[Dataset entries]
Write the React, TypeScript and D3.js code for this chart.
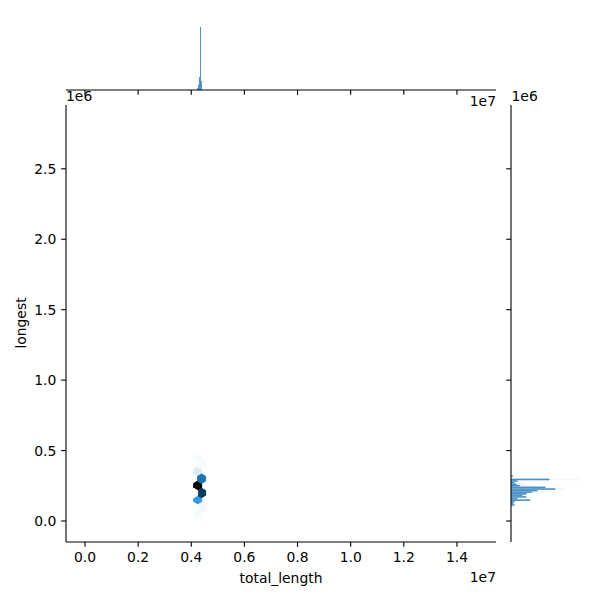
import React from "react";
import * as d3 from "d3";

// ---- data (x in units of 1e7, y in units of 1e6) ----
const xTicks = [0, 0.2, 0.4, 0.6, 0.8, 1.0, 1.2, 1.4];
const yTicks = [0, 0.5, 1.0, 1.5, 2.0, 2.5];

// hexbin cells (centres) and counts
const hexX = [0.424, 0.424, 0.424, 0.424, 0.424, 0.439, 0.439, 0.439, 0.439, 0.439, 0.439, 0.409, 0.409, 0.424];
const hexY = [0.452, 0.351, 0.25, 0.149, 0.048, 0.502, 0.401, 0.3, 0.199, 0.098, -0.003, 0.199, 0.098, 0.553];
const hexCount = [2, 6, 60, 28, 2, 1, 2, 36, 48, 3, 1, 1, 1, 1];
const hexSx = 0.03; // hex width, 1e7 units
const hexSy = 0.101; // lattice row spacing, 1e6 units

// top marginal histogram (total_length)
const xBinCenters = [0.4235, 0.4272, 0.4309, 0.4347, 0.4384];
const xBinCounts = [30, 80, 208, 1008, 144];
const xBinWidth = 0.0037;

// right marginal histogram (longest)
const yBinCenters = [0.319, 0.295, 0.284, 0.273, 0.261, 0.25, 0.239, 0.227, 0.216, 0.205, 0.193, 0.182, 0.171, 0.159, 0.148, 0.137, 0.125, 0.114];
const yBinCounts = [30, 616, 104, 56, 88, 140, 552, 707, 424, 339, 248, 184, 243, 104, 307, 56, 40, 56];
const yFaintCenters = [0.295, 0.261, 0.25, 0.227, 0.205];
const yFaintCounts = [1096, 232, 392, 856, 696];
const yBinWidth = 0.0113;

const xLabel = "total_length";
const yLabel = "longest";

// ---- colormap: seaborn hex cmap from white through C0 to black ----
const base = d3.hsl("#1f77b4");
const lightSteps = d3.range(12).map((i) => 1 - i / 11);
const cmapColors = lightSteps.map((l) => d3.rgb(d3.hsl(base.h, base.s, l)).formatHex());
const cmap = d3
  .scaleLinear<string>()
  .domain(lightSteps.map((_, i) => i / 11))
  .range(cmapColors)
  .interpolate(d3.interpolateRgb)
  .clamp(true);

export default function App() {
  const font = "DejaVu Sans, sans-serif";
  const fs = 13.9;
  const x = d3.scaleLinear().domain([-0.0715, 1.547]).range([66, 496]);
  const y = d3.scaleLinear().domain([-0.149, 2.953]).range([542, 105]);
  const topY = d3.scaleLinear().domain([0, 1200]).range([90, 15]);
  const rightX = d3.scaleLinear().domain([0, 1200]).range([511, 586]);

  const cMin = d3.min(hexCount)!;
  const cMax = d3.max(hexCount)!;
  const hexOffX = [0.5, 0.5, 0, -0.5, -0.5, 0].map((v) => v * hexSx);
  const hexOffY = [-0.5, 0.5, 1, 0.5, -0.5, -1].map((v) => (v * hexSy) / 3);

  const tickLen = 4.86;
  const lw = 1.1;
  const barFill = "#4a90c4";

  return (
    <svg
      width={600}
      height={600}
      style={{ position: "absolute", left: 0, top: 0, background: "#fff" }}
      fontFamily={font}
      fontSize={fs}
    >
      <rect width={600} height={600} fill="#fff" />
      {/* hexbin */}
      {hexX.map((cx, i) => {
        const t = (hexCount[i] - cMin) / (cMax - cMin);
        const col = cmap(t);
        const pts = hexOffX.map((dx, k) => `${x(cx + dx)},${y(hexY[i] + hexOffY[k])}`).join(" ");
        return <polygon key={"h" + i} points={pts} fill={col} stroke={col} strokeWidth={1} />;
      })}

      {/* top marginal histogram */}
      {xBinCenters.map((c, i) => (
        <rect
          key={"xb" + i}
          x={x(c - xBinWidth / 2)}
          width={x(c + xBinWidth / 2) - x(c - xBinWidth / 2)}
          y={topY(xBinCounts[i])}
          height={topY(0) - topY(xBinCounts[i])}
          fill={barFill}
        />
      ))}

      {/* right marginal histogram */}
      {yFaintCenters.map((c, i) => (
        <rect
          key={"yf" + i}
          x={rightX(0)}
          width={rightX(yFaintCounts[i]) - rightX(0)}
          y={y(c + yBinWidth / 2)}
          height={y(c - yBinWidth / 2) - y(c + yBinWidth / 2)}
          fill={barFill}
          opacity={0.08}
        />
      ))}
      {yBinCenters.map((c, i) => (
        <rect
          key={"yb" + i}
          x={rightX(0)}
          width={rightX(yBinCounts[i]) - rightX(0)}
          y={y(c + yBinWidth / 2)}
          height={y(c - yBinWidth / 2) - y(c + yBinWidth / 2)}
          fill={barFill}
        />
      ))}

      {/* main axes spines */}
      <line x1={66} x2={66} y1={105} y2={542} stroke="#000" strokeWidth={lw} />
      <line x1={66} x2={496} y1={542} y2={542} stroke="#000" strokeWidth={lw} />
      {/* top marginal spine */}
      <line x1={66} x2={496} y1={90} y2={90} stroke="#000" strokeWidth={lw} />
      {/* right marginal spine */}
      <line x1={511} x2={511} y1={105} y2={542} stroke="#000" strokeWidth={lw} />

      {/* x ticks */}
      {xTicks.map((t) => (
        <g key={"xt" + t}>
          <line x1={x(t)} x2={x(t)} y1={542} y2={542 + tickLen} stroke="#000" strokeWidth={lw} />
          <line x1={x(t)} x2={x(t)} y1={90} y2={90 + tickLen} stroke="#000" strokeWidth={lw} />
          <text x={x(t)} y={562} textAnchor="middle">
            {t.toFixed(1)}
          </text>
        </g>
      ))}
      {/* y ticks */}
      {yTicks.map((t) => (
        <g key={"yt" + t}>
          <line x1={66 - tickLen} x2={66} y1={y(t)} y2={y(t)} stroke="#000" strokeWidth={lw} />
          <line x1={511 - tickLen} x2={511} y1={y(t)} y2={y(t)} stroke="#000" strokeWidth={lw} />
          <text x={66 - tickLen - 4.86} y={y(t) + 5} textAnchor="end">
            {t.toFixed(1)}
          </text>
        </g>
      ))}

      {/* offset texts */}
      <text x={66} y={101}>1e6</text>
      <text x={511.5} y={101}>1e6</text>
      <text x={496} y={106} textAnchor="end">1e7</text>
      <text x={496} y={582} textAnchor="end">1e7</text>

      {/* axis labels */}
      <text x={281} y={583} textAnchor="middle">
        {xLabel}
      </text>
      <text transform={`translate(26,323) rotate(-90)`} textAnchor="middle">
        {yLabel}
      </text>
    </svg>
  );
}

==

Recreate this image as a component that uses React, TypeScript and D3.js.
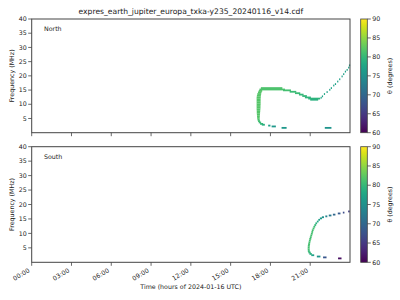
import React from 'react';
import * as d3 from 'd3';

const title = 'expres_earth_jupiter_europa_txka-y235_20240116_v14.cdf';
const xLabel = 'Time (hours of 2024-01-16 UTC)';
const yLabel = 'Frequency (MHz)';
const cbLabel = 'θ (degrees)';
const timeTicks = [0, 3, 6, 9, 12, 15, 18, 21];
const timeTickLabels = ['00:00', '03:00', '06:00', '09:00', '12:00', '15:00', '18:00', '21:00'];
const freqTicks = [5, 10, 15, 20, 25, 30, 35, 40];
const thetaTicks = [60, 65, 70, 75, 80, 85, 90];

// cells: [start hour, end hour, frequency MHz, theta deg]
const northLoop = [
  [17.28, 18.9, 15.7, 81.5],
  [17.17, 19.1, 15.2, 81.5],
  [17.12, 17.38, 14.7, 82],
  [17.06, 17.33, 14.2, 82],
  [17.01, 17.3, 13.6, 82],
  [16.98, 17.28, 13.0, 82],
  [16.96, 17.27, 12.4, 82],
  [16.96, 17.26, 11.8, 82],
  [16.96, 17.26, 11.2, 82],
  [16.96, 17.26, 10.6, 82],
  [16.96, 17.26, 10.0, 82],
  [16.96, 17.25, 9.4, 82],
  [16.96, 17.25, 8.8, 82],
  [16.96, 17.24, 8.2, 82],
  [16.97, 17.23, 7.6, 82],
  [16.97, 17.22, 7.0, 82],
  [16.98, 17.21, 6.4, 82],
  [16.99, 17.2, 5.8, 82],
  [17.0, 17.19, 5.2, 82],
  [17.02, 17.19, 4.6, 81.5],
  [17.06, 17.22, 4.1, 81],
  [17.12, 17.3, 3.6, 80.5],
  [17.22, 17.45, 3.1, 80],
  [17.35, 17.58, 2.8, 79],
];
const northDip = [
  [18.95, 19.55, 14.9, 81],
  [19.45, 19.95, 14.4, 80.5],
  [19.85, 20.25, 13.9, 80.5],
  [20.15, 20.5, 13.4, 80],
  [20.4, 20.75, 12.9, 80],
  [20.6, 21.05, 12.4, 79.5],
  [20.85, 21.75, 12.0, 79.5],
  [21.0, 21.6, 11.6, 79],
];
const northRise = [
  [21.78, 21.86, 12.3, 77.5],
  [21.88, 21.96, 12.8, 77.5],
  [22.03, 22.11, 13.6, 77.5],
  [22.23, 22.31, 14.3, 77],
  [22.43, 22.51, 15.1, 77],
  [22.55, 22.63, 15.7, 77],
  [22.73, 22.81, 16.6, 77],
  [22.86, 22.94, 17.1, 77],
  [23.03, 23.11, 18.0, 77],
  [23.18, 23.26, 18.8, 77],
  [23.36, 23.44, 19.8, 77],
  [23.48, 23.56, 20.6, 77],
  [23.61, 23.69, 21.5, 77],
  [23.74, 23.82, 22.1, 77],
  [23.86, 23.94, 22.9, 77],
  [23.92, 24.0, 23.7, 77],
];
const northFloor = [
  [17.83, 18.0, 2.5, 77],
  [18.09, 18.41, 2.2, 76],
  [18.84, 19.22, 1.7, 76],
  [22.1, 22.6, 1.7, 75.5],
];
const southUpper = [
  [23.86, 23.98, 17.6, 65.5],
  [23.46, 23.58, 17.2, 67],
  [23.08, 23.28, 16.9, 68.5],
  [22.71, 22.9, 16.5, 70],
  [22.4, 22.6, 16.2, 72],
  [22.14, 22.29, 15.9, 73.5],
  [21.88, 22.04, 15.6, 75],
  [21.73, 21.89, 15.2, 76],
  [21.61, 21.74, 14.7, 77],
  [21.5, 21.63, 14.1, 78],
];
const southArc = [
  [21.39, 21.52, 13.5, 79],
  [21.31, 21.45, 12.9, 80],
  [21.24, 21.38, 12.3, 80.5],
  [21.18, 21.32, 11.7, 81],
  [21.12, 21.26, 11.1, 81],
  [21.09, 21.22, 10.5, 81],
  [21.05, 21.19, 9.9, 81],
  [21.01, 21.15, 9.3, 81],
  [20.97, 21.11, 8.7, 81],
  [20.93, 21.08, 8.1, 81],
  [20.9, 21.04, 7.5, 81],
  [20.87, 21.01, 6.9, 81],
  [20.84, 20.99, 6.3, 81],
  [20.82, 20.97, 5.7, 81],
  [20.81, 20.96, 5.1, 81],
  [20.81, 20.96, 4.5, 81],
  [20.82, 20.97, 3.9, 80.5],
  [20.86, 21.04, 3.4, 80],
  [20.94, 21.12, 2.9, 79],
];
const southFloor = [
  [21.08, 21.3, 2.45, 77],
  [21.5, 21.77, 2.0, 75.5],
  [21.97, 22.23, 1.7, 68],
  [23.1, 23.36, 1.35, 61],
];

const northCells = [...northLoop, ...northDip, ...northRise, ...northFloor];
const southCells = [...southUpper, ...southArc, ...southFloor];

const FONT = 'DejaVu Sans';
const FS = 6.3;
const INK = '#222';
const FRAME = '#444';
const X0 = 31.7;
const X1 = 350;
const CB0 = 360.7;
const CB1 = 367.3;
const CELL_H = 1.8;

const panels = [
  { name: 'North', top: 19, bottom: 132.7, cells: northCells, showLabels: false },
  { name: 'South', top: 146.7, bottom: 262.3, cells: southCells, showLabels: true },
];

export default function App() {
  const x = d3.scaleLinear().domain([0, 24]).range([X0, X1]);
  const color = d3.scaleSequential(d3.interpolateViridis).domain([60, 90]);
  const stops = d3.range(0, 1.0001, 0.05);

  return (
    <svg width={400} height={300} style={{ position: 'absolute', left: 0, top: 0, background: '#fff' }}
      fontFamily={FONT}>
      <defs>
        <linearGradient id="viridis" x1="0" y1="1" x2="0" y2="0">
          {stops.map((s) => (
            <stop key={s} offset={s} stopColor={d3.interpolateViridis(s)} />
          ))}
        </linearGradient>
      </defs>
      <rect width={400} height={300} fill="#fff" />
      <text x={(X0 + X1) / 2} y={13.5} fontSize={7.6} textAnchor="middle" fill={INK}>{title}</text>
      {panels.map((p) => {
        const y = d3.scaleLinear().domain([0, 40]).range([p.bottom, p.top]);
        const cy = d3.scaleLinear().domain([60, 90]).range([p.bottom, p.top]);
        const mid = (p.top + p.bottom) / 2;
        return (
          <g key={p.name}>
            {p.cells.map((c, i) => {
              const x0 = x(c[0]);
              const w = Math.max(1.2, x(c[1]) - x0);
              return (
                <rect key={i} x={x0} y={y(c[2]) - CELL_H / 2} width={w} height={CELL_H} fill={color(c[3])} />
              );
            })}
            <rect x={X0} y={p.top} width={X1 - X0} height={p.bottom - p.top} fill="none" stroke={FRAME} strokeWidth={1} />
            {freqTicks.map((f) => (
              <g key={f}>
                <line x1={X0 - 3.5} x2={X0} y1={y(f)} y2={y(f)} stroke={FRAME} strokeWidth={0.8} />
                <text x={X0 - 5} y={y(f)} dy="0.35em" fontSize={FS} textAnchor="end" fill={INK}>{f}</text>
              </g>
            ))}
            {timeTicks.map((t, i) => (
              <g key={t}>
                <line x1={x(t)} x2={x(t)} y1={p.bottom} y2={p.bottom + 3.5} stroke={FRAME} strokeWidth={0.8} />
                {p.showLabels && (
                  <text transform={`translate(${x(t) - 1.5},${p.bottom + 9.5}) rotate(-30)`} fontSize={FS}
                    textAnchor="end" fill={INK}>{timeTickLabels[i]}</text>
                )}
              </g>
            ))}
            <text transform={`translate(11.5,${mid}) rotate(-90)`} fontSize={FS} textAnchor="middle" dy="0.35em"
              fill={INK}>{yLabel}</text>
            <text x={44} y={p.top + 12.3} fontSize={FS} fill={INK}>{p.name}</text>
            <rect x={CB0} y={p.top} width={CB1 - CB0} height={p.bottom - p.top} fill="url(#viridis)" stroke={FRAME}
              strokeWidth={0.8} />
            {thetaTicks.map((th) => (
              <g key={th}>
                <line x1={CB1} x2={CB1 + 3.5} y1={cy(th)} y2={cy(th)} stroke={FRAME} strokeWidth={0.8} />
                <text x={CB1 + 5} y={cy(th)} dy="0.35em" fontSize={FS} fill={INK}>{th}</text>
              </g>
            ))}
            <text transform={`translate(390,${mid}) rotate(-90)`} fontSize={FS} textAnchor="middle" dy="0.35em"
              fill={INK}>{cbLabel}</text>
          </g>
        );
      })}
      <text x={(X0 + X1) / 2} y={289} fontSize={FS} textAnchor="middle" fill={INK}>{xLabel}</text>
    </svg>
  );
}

AIM OF THE EXERCISE:
Pull out all lines containing "React".

SOLUTION FOR THIS TASK:
Write the React, TypeScript and D3.js code for this chart.
import React from "react";
Recreate this image as a component that uses React, TypeScript and D3.js.
import React from 'react';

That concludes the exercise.